Experiments are shown across a wide range of architectures.

缺点

Critically, this paper does not compare against other adaptive learning rate methods such as AdaBound [1], AdaShift [2], AdaDB [3], LipschitzLR [4], AdaDelta [5], or WNGrad [6]. As such, its actual performance compared to other state-of-the-art algorithms is unknown, since the above-listed algorithms all show that adaptive learning rates outperform standard SGD-M and Adam.
From Figures 2-3, it seems that MoMo tends to use small adaptive learning rates. This is in contrast to other methods such as AdaDelta (see [5] Fig. 2) or LipschitzLR (see [4] Fig. 3). Does this mean that in comparison, MoMo takes more iterations to reach an epsilon-ball of the minima? If so, does this mean MoMo is more computationally intensive?
Although the experiments were repeated 3-5 times, it does not appear that any statistical tests were used to verify the significance of the improvements.

[1] Luo, Liangchen, et al. "Adaptive gradient methods with dynamic bound of learning rate." arXiv preprint arXiv:1902.09843 (2019).

[2] Zhou, Zhiming, et al. "Adashift: Decorrelation and convergence of adaptive learning rate methods." arXiv preprint arXiv:1810.00143 (2018).

[3] Yang, Liu, and Deng Cai. "AdaDB: An adaptive gradient method with data-dependent bound." Neurocomputing 419 (2021): 183-189.

[4] Yedida, Rahul, Snehanshu Saha, and Tejas Prashanth. "Lipschitzlr: Using theoretically computed adaptive learning rates for fast convergence." Applied Intelligence 51 (2021): 1460-1478.

[5] Zeiler, Matthew D. "Adadelta: an adaptive learning rate method." arXiv preprint arXiv:1212.5701 (2012).

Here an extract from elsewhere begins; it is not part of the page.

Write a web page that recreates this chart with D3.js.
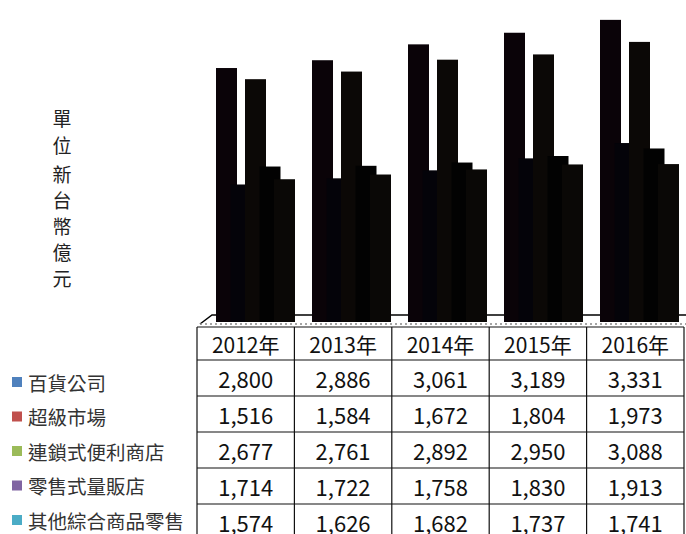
<!DOCTYPE html>
<meta charset="utf-8">
<style>
  body { margin: 0; background: #fff; }
  svg text { font-family: "Noto Sans CJK TC", "Noto Sans", sans-serif; fill: #111; }
</style>
<script src="https://d3js.org/d3.v7.min.js"></script>
<svg id="chart" width="686" height="534"></svg>
<script>
  var years = ["2012年", "2013年", "2014年", "2015年", "2016年"];
  var series = ["百貨公司", "超級市場", "連鎖式便利商店", "零售式量販店", "其他綜合商品零售"];
  var dept = [2800, 2886, 3061, 3189, 3331];
  var supermarket = [1516, 1584, 1672, 1804, 1973];
  var convenience = [2677, 2761, 2892, 2950, 3088];
  var hypermarket = [1714, 1722, 1758, 1830, 1913];
  var others = [1574, 1626, 1682, 1737, 1741];
  var legendColors = ["#4f81bd", "#c0504d", "#9bbb59", "#8064a2", "#4bacc6"];
  // the bars come out almost black in the original
  var barColors = ["#0a0308", "#040309", "#0b0806", "#020202", "#0a0806"];
  var yTitle = "單位新台幣億元";

  var values = [dept, supermarket, convenience, hypermarket, others];

  var svg = d3.select("#chart");

  var y = d3.scaleLinear().domain([0, 3550]).range([322, 0]);
  var xBars = d3.scaleBand().domain(years).range([197, 677]);
  var xSub = d3.scaleLinear().domain([0, 4]).range([19, 77]);
  var xTable = d3.scaleBand().domain(years).range([197, 684]);

  // floor
  svg.append("path")
    .attr("d", "M200,324 L212,315 L686,315")
    .attr("fill", "none").attr("stroke", "#000").attr("stroke-width", 1.5);
  svg.append("line")
    .attr("x1", 200).attr("x2", 686).attr("y1", 324).attr("y2", 324)
    .attr("stroke", "#888").attr("stroke-width", 1.5).attr("stroke-dasharray", "2,3");

  // bars
  var groups = svg.selectAll("g.year").data(years).enter().append("g")
    .attr("class", "year")
    .attr("transform", function(d) { return "translate(" + xBars(d) + ",0)"; });

  groups.selectAll("rect")
    .data(function(d, j) { return values.map(function(v, i) { return { i: i, v: v[j] }; }); })
    .enter().append("rect")
    .attr("x", function(d) { return xSub(d.i); })
    .attr("y", function(d) { return y(d.v); })
    .attr("width", 21)
    .attr("height", function(d) { return y(0) - y(d.v); })
    .attr("fill", function(d) { return barColors[d.i]; });

  // y title, one character per line
  var chars = yTitle.split("");
  var charY = [117, 144, 173, 199, 225, 251, 277];
  svg.append("g").selectAll("text").data(chars).enter().append("text")
    .attr("x", 62)
    .attr("y", function(d, i) { return charY[i]; })
    .attr("text-anchor", "middle")
    .attr("dominant-baseline", "central")
    .style("font-size", "19px")
    .style("fill", "#222")
    .text(function(d) { return d; });

  // data table
  var rowTop = [327, 360, 396, 432, 468, 504, 540];
  var table = svg.append("g");
  rowTop.forEach(function(r) {
    table.append("line")
      .attr("x1", 197).attr("x2", 684).attr("y1", r).attr("y2", r)
      .attr("stroke", "#111").attr("stroke-width", 1.2);
  });
  xTable.domain().concat(["end"]).forEach(function(d) {
    var xx = d === "end" ? 684 : xTable(d);
    table.append("line")
      .attr("x1", xx).attr("x2", xx).attr("y1", 327).attr("y2", 534)
      .attr("stroke", "#111").attr("stroke-width", 1.2);
  });

  table.selectAll("text.head").data(years).enter().append("text")
    .attr("class", "head")
    .attr("x", function(d) { return xTable(d) + xTable.bandwidth() / 2; })
    .attr("y", 344)
    .attr("text-anchor", "middle")
    .attr("dominant-baseline", "central")
    .style("font-size", "21px")
    .text(function(d) { return d; });

  var fmt = d3.format(",");
  values.forEach(function(v, i) {
    table.selectAll("text.r" + i).data(v).enter().append("text")
      .attr("class", "r" + i)
      .attr("x", function(d, j) { return xTable(years[j]) + xTable.bandwidth() / 2; })
      .attr("y", (rowTop[i + 1] + rowTop[i + 2]) / 2)
      .attr("text-anchor", "middle")
      .attr("dominant-baseline", "central")
      .style("font-size", "22px")
      .text(function(d) { return fmt(d); });
  });

  // legend
  var legend = svg.append("g").selectAll("g").data(series).enter().append("g")
    .attr("transform", function(d, i) { return "translate(12," + (382 + i * 34.5) + ")"; });
  legend.append("rect")
    .attr("x", 0).attr("y", -5).attr("width", 10).attr("height", 10)
    .attr("fill", function(d, i) { return legendColors[i]; });
  legend.append("text")
    .attr("x", 16).attr("y", 0)
    .attr("dominant-baseline", "central")
    .style("font-size", "19.5px")
    .style("fill", "#333")
    .text(function(d) { return d; });
</script>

[6] Wu, Xiaoxia, Rachel Ward, and Léon Bottou. "Wngrad: Learn the learning rate in gradient descent." arXiv preprint arXiv:1803.02865 (2018).

问题

In Algorithm 3, what is the motivation for the new value of $f_*^k$ ? As a follow-up, from Appendix E.4, it seems the ResetStar and EstimateStar are rather important to the overall algorithm. Are there ways to modify the base MoMo algorithm so this check is not needed? Alternatively, can the estimation be improved?
In Algorithms 3 and 4, why in the $\max$ , do you use $f_*^1$ ?

审稿意见

评分: 3置信度: 42023-11-02

The paper proposed a new algorithm with new adaptive learning rates.

优点

The intuition of the algorithmic design is mostly clear.

缺点

Most experiments are too simple and toy, not convincing. It would be better to see how the performance of Momo methods on larger-scale experiments such as imagenet (instead of imagenet32) or larger NLP tasks (e.g. LLM pretraining such as GPT2 on OpenwebText or the Pile datasets ), or diffusion models. Without any of these experiments, it is hard to judge the effectiveness of the proposed method.

问题

What is the practical advantage of Momo methods compared to SGD or Adam? Is there any training speed-up？ Does Momo methods bring better performance? How does it save the trouble of hyperparameter tuning? All of these are unclear or buried deeply somewhere in the script.
As mentioned in Remark 2.3, Momo methods require additional O(d) operations in each iteration. Please compare the total wall-clock running time of Momo methods and that of Adam or SGD. I suspect the additional operations in Momo will become a major computational overhead especially when the model size grows.
There are too many versions of the proposed method, which can be overwhelming, and it's challenging to decide which one to choose. Please provide a simple and clear user guide. If I'm working on an NLP task, which version should I use, and what hyperparameters should I choose? If it's a CV task, which version should I use, and what hyperparameters should I choose? Especially, can the authors summarize the total hyperparameters? Right now there are too many notations and too many versions of Momo. It is hard to tell which are tunable hyperparam and which are not. It would be better if there is a clean summary.